The nanocomposite fiber was quenched in water and palletized using a Haake PP1 Pelletizer after the extrusion process. The nanocomposite pellets were dried at 70° C. in a vacuum oven for at least 12 hours prior to the injection molding process to make specimens of “dog-bones” for tensile tests and Izod bars for modulus and impact tests.

The molded samples with specific dimensions conform to ASTM-standards; ASTM D628 for tensile strength testing, ASTM D256 for impact strength testing, and ASTM D790 for flexural modulus testing. The following experimental parameters were used to make specimens for tests by the injection molder:

Injection pressure—70 bar;

Holding pressure—35 bar;

Holding time—20 seconds;

Heating zone 1 temperature—245° C.;

Heating zone 2 temperature—250° C.;

Heating zone 3 temperature—255° C.;

Nozzle temperature—260° C.;

Mold temperature—60-80° C.

FIG. 3 shows mechanical properties of various lubricant enhanced N6 nanocomposites labeled as #1-#3.

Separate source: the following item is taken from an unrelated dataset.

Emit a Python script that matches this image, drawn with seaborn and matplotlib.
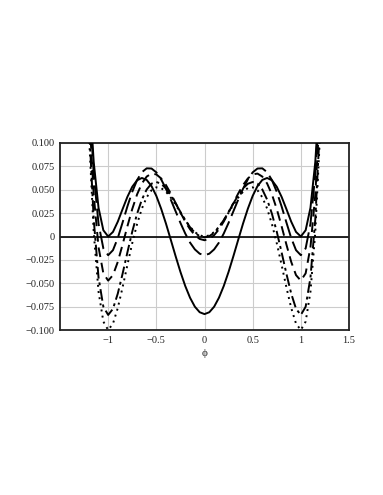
import numpy as np
import pandas as pd
import matplotlib
matplotlib.use("Agg")
import matplotlib.pyplot as plt
import seaborn as sns
from matplotlib.ticker import FixedLocator, FuncFormatter

# phi >= 0 (curves are even in phi, the negative side is mirrored)
phi_half = [0.00, 0.05, 0.10, 0.15, 0.20, 0.25, 0.30, 0.35, 0.40, 0.45,
            0.50, 0.55, 0.60, 0.65, 0.70, 0.75, 0.80, 0.85, 0.90, 0.95,
            1.00, 1.05, 1.10, 1.15, 1.20, 1.25]

v_solid = [-0.0830, -0.0810, -0.0751, -0.0655, -0.0529, -0.0378, -0.0210, -0.0035,
           0.0138, 0.0297, 0.0434, 0.0539, 0.0605, 0.0626, 0.0601, 0.0532, 0.0425,
           0.0294, 0.0159, 0.0049, 0.0000, 0.0067, 0.0307, 0.0796, 0.1625, 0.2903]
v_longdash = [-0.0200, -0.0184, -0.0138, -0.0065, 0.0032, 0.0146, 0.0270, 0.0394,
              0.0511, 0.0611, 0.0686, 0.0727, 0.0729, 0.0688, 0.0603, 0.0478, 0.0323,
              0.0151, -0.0016, -0.0146, -0.0200, -0.0127, 0.0136, 0.0667, 0.1556, 0.2915]
v_dash = [-0.0040, -0.0026, 0.0014, 0.0077, 0.0160, 0.0257, 0.0359, 0.0460,
          0.0550, 0.0621, 0.0664, 0.0673, 0.0641, 0.0567, 0.0450, 0.0294, 0.0111,
          -0.0085, -0.0271, -0.0413, -0.0472, -0.0394, -0.0114, 0.0446, 0.1382, 0.2804]
v_dashdot = [-0.0010, 0.0003, 0.0040, 0.0099, 0.0176, 0.0263, 0.0354, 0.0441,
             0.0514, 0.0564, 0.0583, 0.0565, 0.0503, 0.0395, 0.0243, 0.0052, -0.0168,
             -0.0397, -0.0610, -0.0773, -0.0839, -0.0751, -0.0439, 0.0183, 0.1218, 0.2786]
v_dotted = [0.0000, 0.0012, 0.0047, 0.0103, 0.0174, 0.0255, 0.0339, 0.0416,
            0.0479, 0.0518, 0.0526, 0.0495, 0.0420, 0.0299, 0.0133, -0.0071, -0.0302,
            -0.0542, -0.0764, -0.0932, -0.1000, -0.0910, -0.0590, 0.0046, 0.1103, 0.2703]

curves = [
    ("solid", v_solid, "-"),
    ("long dash", v_longdash, (0, (9, 3))),
    ("dash", v_dash, (0, (5, 3))),
    ("dash dot", v_dashdot, (0, (6, 2, 1.5, 2))),
    ("dotted", v_dotted, (0, (1, 2.2))),
]

x_ticks = [-1, -0.5, 0, 0.5, 1, 1.5]
y_ticks = [-0.100, -0.075, -0.050, -0.025, 0, 0.025, 0.050, 0.075, 0.100]

sns.set_style("whitegrid")
plt.rcParams["font.family"] = ["Liberation Serif", "DejaVu Serif"]
plt.rcParams["axes.unicode_minus"] = True

fig = plt.figure(figsize=(3.83, 4.95), dpi=100)
ax = fig.add_axes([60 / 383, 1 - 330 / 495, 289 / 383, 187 / 495])

rows = []
for name, vals, _ in curves:
    half = pd.DataFrame({"phi": phi_half, "V": vals})
    neg = half.iloc[1:].iloc[::-1].copy()
    neg["phi"] = -neg["phi"]
    full = pd.concat([neg, half], ignore_index=True)
    full["curve"] = name
    rows.append(full)
df = pd.concat(rows, ignore_index=True)

ax.axhline(0, color="black", linewidth=1.2, zorder=2)
for name, _, ls in curves:
    sub = df[df["curve"] == name]
    sns.lineplot(data=sub, x="phi", y="V", ax=ax, color="black",
                 linewidth=1.4, linestyle=ls, sort=True, estimator=None,
                 zorder=3)

ax.set_xlim(-1.5, 1.5)
ax.set_ylim(-0.1, 0.1)
ax.xaxis.set_major_locator(FixedLocator(x_ticks))
ax.yaxis.set_major_locator(FixedLocator(y_ticks))


def yfmt(v, pos):
    if abs(v) < 1e-9:
        return "0"
    return f"{v:.3f}".replace("-", "\u2212")


def xfmt(v, pos):
    if abs(v) < 1e-9:
        return "0"
    return f"{v:g}".replace("-", "\u2212")


ax.yaxis.set_major_formatter(FuncFormatter(yfmt))
ax.xaxis.set_major_formatter(FuncFormatter(xfmt))
ax.tick_params(axis="both", length=0, labelsize=7.5, colors="#222222", pad=4)
ax.grid(True, color="#cccccc", linewidth=0.8)
for sp in ax.spines.values():
    sp.set_color("#222222")
    sp.set_linewidth(1.3)

ax.set_xlabel("\u03d5", fontsize=8, labelpad=3)
ax.set_ylabel("")
if ax.get_legend() is not None:
    ax.get_legend().remove()

fig.savefig("out.png", dpi=100)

Data of neat N6, N6-clay, and N6-lubricant were also put in it for comparison. Composite #1 was the nanocomposite mix of 50 wt. % N6-clay and 50 wt. % N6-lubricant. Composite #1 has better elongation, flexural modulus, and impact strength than those of individual N6-clay and N6-lubricant. Its tensile strength is very close to that of N6-clay. Changing the weight ratio of the three components—N6-clay, N6-lubricant, and EP in composites #2-#3, results in the elongation of the two samples that is as good as neat N6. Composites #2-#3 have flexural modulus and impact strength much higher than that of neat N6 and N6-lubricant.

FIG. 1A is a cross-section of a string 100 with a solid core filament 102 and one or more outer wrapped multi-filaments 101. FIG. 1B is a cross-section of one embodiment of a string 150 with a solid core filament 102 and one or more outer wrapped multi-filaments 101 and a coating 103.

The string, subject to coating, has one solid core filament with one or more outer wrapped multi-filaments. The lubricated nanocomposite coating is produced by extrusion process at temperature ranging from 240° C. to 280° C. In one embodiment, the thickness of the wear-resistant composite coating may be between 50 and 100 micrometers. The strings coated with composite #1 listed in FIG. 3 may be used to make a net of a racquet, e.g., the net of a tennis racquet. The coated strings were strung in racquets and tested for their abrasion resistance by hitting balls. A comparison test was made using racquets strung with a commercial neat N6. The durability and thus lifetime of strings coated with lubricated nanocomposite #1 was shown to be over 12% better than strings coated with neat N6.

FIG. 4 illustrates an exemplary sports racquet 400 suitable for utilizing strings made according to embodiments herein. The racquet head 402 is strung with strings in an overlapping pattern forming the net of the racquet. The racquet handle 403 connects the racquet head 402 with the racquet grip 404.

A number of embodiments of the invention have been described. Nevertheless, it will be understood that various modifications may be made without departing from the spirit and scope of the invention. For example, a buffer layer may also be used before a lubricated layer is coated. The buffer layer may be used to promote the adhesion of lubricated nanocomposite coatings on strings. The materials used for the buffer layer may comprise other types of N6 or one of the lubricated nanocomposites listed in FIG. 3 that are compatible with both lubricated nanocomposites and string materials.